WELLINGTON (Reuters) - New Zealand’s ruling National Party won the largest number of votes in the country’s general election on Saturday, securing a comfortable margin over the Labour Party after what had promised to be the most hotly contested race in recent history.
National and Labour had been almost neck and neck in opinion polls, with charismatic 37-year old Jacinda Ardern almost single-handedly dragging Labour back into the race after taking over the party’s leadership in August.
National took 46 percent of the vote, the Electoral Commission said, while support for Labour was 35.8 percent. A final tally including overseas votes will be released on Oct. 7.
The results set up the nationalist New Zealand First Party to hold the balance of power and form the next government with 7.5 percent of the ballot.
Veteran New Zealand First leader Winston Peters has been minister under both major parties and has not said which party he would favor as a coalition partner. Previously he has backed the party with the largest number of votes.
All party leaders said they would have conversations over the next few days, with some of them already trying to woo Peters on election night.
“I want to acknowledge the strong performance of Winston Peters and New Zealand First,” Bill English said in a speech to his supporters.
“The voters of New Zealand have given New Zealand First a role in forming the next government,” he said.
For English, who campaigned heavily on National’s economic credentials after taking the party leadership last year, the strong showing was a vindication after National crashed to its worst ever election result in 2002 under his first stint as leader.

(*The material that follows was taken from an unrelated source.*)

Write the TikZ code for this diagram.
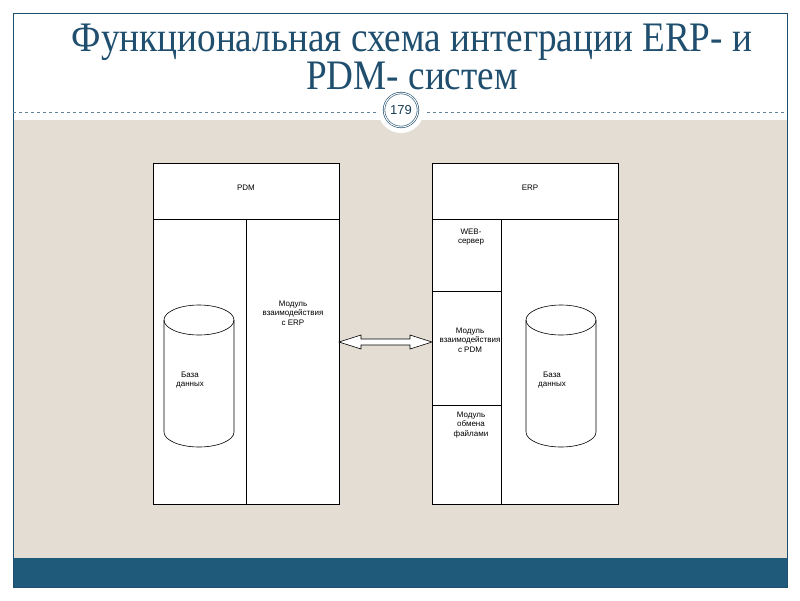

Opinion polls leading up to the vote had been volatile with two recent ones giving National a near 10 point lead over Labour. National has been in power for nearly a decade.
“Bill English and National have taken the largest number of votes. I’ve called Bill and acknowledged that,” Ardern told her supporters, adding she was planning conversations with both the Green and New Zealand First parties. “It’s not over yet.”
Peters sounded buoyant but kept his cards close to his chest.
“We have been strong enough and honest enough with our supporters to make it home,” he said. New Zealand First had “not all the cards but we do have the main cards,” he added, saying he would not be rushed into giving any answers immediately.
Ardern and English were expected to maintain fiscal prudence, but to differ on monetary policy, trade and immigration. That would likely have implications for the New Zealand dollar, the world’s 11th most-traded currency in 2016. The New Zealand dollar has tended to rise when National rose in the polls.
“The thin trading conditions typical of early morning in Asia mean a sharp but short-lived move on the NZD is possible on Monday,” said Joseph Carpuso, senior currency strategist at CBA.
New Zealand uses a German-style proportional representation system in which a party, or combination of parties, needs 61 of Parliament’s 120 members - usually about 48 percent of the vote - to form a government.
The results secured 58 seats for National in parliament, and 45 for Labour. New Zealand First has nine seats and Greens, which won 5.8 percent of the votes, have seven.
National’s 58 seats were higher than Labour and Greens put together at 52, but neither combination had enough to govern on their own.
“It’s all over, bar the special votes - but even they won’t change the basic maths. They won’t change any crucial seats and National is extremely unlikely to go up. So Winston Peters rules,” said Bryce Edwards, analyst at Wellington-based Critical Politics.
A record 1.2 million ballots were cast before the day of the election, accounting for about a third of the 3.3 million New Zealanders enrolled to vote.
“Special votes”, which include ballots from New Zealanders overseas and those who vote outside their home constituencies, will be released on Oct. 7. These are estimated to represent 15 percent of total votes and could have a considerable impact.
“I would expect us to get a bit of a lift out of those special votes,” said Ardern.